8割の人が間違える「軽油」・消費税の仕訳-間違えた場合のリスクと対処方法

経費として何気なく入力しているガソリン代や軽油代。

事業に使用しているものならもちろん経費になりますが、実は消費税の取り扱いで落とし穴があります。

ガソリンと軽油では、税金がかなり異なる

これはご存知の方も多いと思いますが、ガソリンには「ガソリン税」、軽油には「軽油引取税」という税金が上乗せされています。

ガソリン税は、1ℓあたり53.8円
軽油引取税は、1ℓあたり32.1円

税金だけで軽油の方が20円以上も安く、これが「軽油はガソリンより安い」ことの大きな原因になっています。
(実は本体価格にほとんど差はないのですね。。。)

と、話はこれで終わりではなく、消費税の取り扱いが問題になってきます。

ガソリン税には消費税かかるが、軽油引取税には消費税かからない

ガソリン税は、本体価格に合算されて、消費税が課税されます。
二重課税じゃないか、という批判も多いのですが、現状はそうなっています。

以下、本体価格が同じ80円と仮定した場合の、ガソリンと軽油の税金計算の比較です。

【ガソリンの場合】
(本体価格80円+ガソリン税53.8円)×10%=消費税額13.4円
 ⇒税込み合計金額:147.2円

【軽油の場合】
本体価格80円×10%=消費税額8.0円
+別途、軽油引取税32.1円

 ⇒税込み合計金額:120.1円

なんと、税込価格で27.1円の差がつくことになります。
こうして改めて計算すると、ガソリンも軽油も、税金の割合が本当に大きいですね。。

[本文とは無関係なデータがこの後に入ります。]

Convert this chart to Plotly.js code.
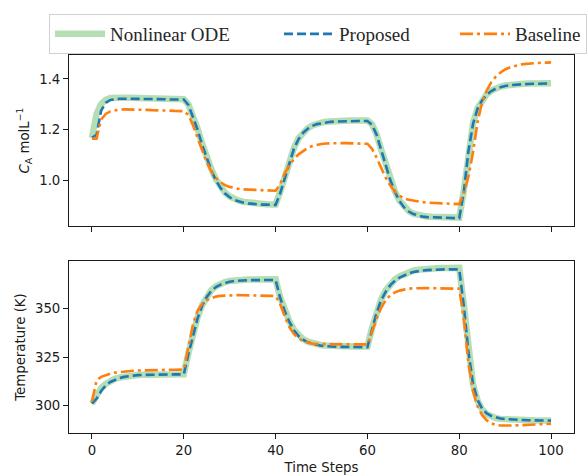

。

実はガソリン税と軽油引取税の他にも、石油税と呼ばれるものが本体価格の中に1ℓあたり2.8円含まれています。
それも含めると、上記の税込価格の内ガソリンで約47%、軽油で約36%が税金です。

会計ソフト入力時に注意

軽油レシート

このようなレシートを入力する際、
普通に下記仕訳イメージの上段のように合計額を1本の仕訳で入力すると、全体に対して消費税が計算されるため、消費税額586円となり、レシートの税額447円と一致しません。

正しくは、下段の仕訳のように、本体部分と軽油引取税部分とに分けて仕訳を入れる必要があります。
※レシートの消費税額447円と会計ソフトが一致しています。

軽油引取税の勘定科目については、もちろん租税公課としても良いのですが、これも含めて軽油代という認識が強く、経費の分析という点からも、本体価格と同じ科目(旅費交通費など)にしておいた方がよいでしょう。

間違った場合の影響は?

実際には、上段の間違った仕訳のまま決算を行っているケースも多くみられます。

この場合の影響としては、正誤の消費税額の差異⇒この例では586-447=139円分、納める消費税が少なく計算されることになります。

1ℓあたりになおすと、約2.9円の消費税過少申告になります。

年間の軽油使用量別の過少税額は次の通りになります。

1000ℓ(約12万円)⇒2,900円
5000ℓ(約60万円)⇒14,500円
10000ℓ(約120万円)⇒29,000円

実際に税務調査で指摘されるかどうかは、業種や使用量によるでしょう。
実際には全く指摘されなかったケースもありますし、注意のみで終わるケースもあるでしょう。

一つひとつ仕訳を分けて入力するのは、確かに非効率です。

対策としては、決算時に年間の軽油にかかった金額を集計し、軽油引取税に相当する金額を一括して概算数値で「不課税」に振替える、という方法が考えられます。

もちろん100%正しい処理とは言えませんが、これで税務調査の際に修正を求められるリスクも大きく軽減できるでしょう。

※ガソリンの場合は、ガソリン税も含めて全額が消費税課税対象なので、税込み合計金額1本で仕訳入力して全く問題ありません。